- Born: Provo, Utah, U.S.
- Genres: Contemporary Christian music; Christmas;
- Occupations: Composer; arranger; performer;
- Instruments: Piano

= Clyde Bawden =

Clyde Bawden is an American composer of contemporary Christian music.

== Early life ==
Clyde Bawden was born and raised in Provo, Utah, where he worked in real estate, education, and performed missionary work. He moved his family to Mesa, Arizona, where he began writing piano compositions and performing them for schools.

== Career ==
In 1999, Bawden released his debut album Pure Inspiration. In her review of the album, AllMusic's Dacia A. Blodgett-Williams praised it as "an excellent collection of inspirational melodies" and described Bawden as "an artist to watch in the upcoming years."

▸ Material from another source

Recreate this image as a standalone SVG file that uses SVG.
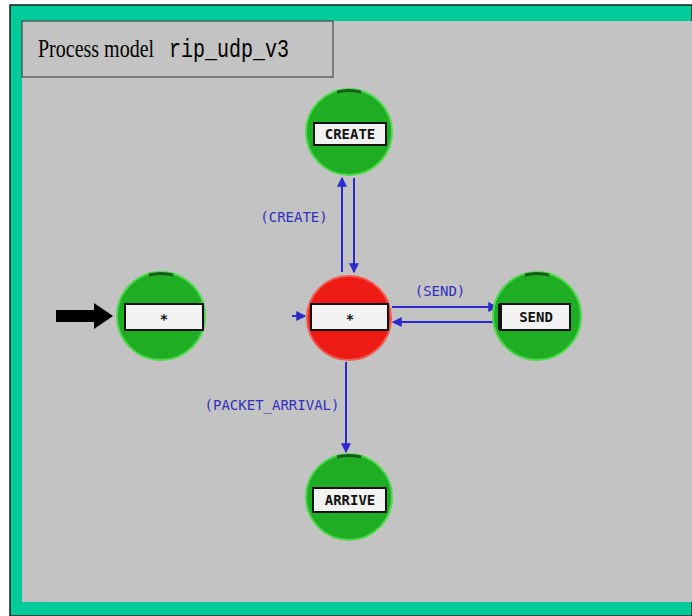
<svg xmlns="http://www.w3.org/2000/svg" width="692" height="616" viewBox="0 0 692 616">
  <defs>
    <style>
      .state-label { font-family: "DejaVu Sans Mono", "Liberation Mono", monospace; font-size: 14px; font-weight: bold; fill: #111; text-anchor: middle; }
      .trans-label { font-family: "DejaVu Sans Mono", "Liberation Mono", monospace; font-size: 14px; fill: #3030c0; text-anchor: middle; }
      .green { fill: #1fae23; stroke: #4ed94e; stroke-width: 2; }
      .red { fill: #ee1c14; stroke: #f25a50; stroke-width: 2; }
      .tag { fill: #f2f2f2; stroke: #111; stroke-width: 2; }
      .cap { fill: none; stroke: #1a5a1a; stroke-width: 3; }
      .edge { stroke: #2a2ad0; stroke-width: 2; fill: none; }
    </style>
    <marker id="head" viewBox="0 0 8 8" refX="7" refY="4" markerWidth="5" markerHeight="5" orient="auto">
      <path d="M0,0 L8,4 L0,8 z" fill="#2a2ad0"/>
    </marker>
  </defs>

  <!-- window background and frame -->
  <rect x="0" y="0" width="692" height="616" fill="#ffffff"/>
  <rect x="10" y="5" width="682" height="611" fill="#00cc99" stroke="#1a1a1a" stroke-width="1.5"/>
  <rect x="22" y="21" width="670" height="581" fill="#c3c3c3"/>

  <!-- title box -->
  <g id="title">
    <rect x="22" y="21" width="311" height="56" fill="#c3c3c3" stroke="#4a4a4a" stroke-width="1.2"/>
    <text transform="translate(38,57) scale(1,1.3)" font-family="Liberation Serif, serif" font-size="20" fill="#000">Process model</text>
    <text transform="translate(169,57) scale(1,1.25)" font-family="Liberation Mono, monospace" font-size="20" fill="#000">rip_udp_v3</text>
  </g>

  <!-- transitions -->
  <g id="connectors">
    <line class="edge" x1="342" y1="272" x2="342" y2="178" marker-end="url(#head)"/>
    <line class="edge" x1="354" y1="178" x2="354" y2="272" marker-end="url(#head)"/>
    <text class="trans-label" x="294" y="222">(CREATE)</text>

    <line class="edge" x1="392" y1="307" x2="497" y2="307" marker-end="url(#head)"/>
    <line class="edge" x1="494" y1="322" x2="393" y2="322" marker-end="url(#head)"/>
    <text class="trans-label" x="440" y="296">(SEND)</text>

    <line class="edge" x1="346" y1="362" x2="346" y2="452" marker-end="url(#head)"/>
    <text class="trans-label" x="272" y="410">(PACKET_ARRIVAL)</text>

    <line class="edge" x1="292" y1="316" x2="305" y2="316" marker-end="url(#head)"/>

    <!-- initial-state arrow -->
    <path d="M56,310 L94,310 L94,303 L113,316 L94,329 L94,322 L56,322 z" fill="#000"/>
  </g>

  <!-- states -->
  <g id="state-create">
    <circle class="green" cx="349" cy="132" r="43"/>
    <path class="cap" d="M337,92 Q349,89 361,92"/>
    <rect class="tag" x="314" y="123" width="72" height="22"/>
    <text class="state-label" x="350" y="139">CREATE</text>
  </g>

  <g id="state-init">
    <circle class="green" cx="161" cy="316" r="44"/>
    <path class="cap" d="M149,275 Q161,272 173,275"/>
    <rect class="tag" x="125" y="304" width="78" height="26"/>
    <text class="state-label" x="164" y="324" font-size="18">*</text>
  </g>

  <g id="state-idle">
    <circle class="red" cx="349" cy="318" r="42"/>
    <rect class="tag" x="311" y="304" width="77" height="26"/>
    <text class="state-label" x="350" y="324" font-size="18">*</text>
  </g>

  <g id="state-send">
    <circle class="green" cx="537" cy="316" r="44"/>
    <path class="cap" d="M525,275 Q537,272 549,275"/>
    <rect class="tag" x="500" y="304" width="70" height="26"/>
    <line x1="500" y1="304" x2="500" y2="330" stroke="#111" stroke-width="4"/>
    <text class="state-label" x="536" y="322">SEND</text>
  </g>

  <g id="state-arrive">
    <circle class="green" cx="349" cy="497" r="43"/>
    <path class="cap" d="M337,457 Q349,454 361,457"/>
    <rect class="tag" x="313" y="488" width="73" height="24"/>
    <text class="state-label" x="350" y="505">ARRIVE</text>
  </g>
</svg>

Bawden arranged and performed the song "I Need Thee Every Hour" for the soundtrack to the 2011 film Higher Ground, Vera Farmiga's directorial debut.

In 2012, Clyde Bawden teamed up with fellow composer Jason Barney to write and produce the Christmas album Brighter Days Ahead with Clyde Bawden, which entered the Billboard 200 chart at number 179.

The following year, the pair worked together to create another Christmas album: Glenn Beck Presents: Believe Again, which featured artists like David Osmond. In December 2013, the album reached #63 on the Billboard 200 chart.

Bawden began his career as a solo artist, but In 2007 he worked with photographer Mark Mabry to write the original score to Reflections of Christ and again in 2009 followed up with an original composition for Another Testament of Christ. Starting at number 6 on Billboards Regional Heatseeker #1s Mountain chart in November 2008, "Reflections of Christ" had climbed to #1 by January of the following year.

For several years, Clyde toured with the Reflections of Christ exhibit while composing the score for the movie Restoring Love, starring Glenn Beck.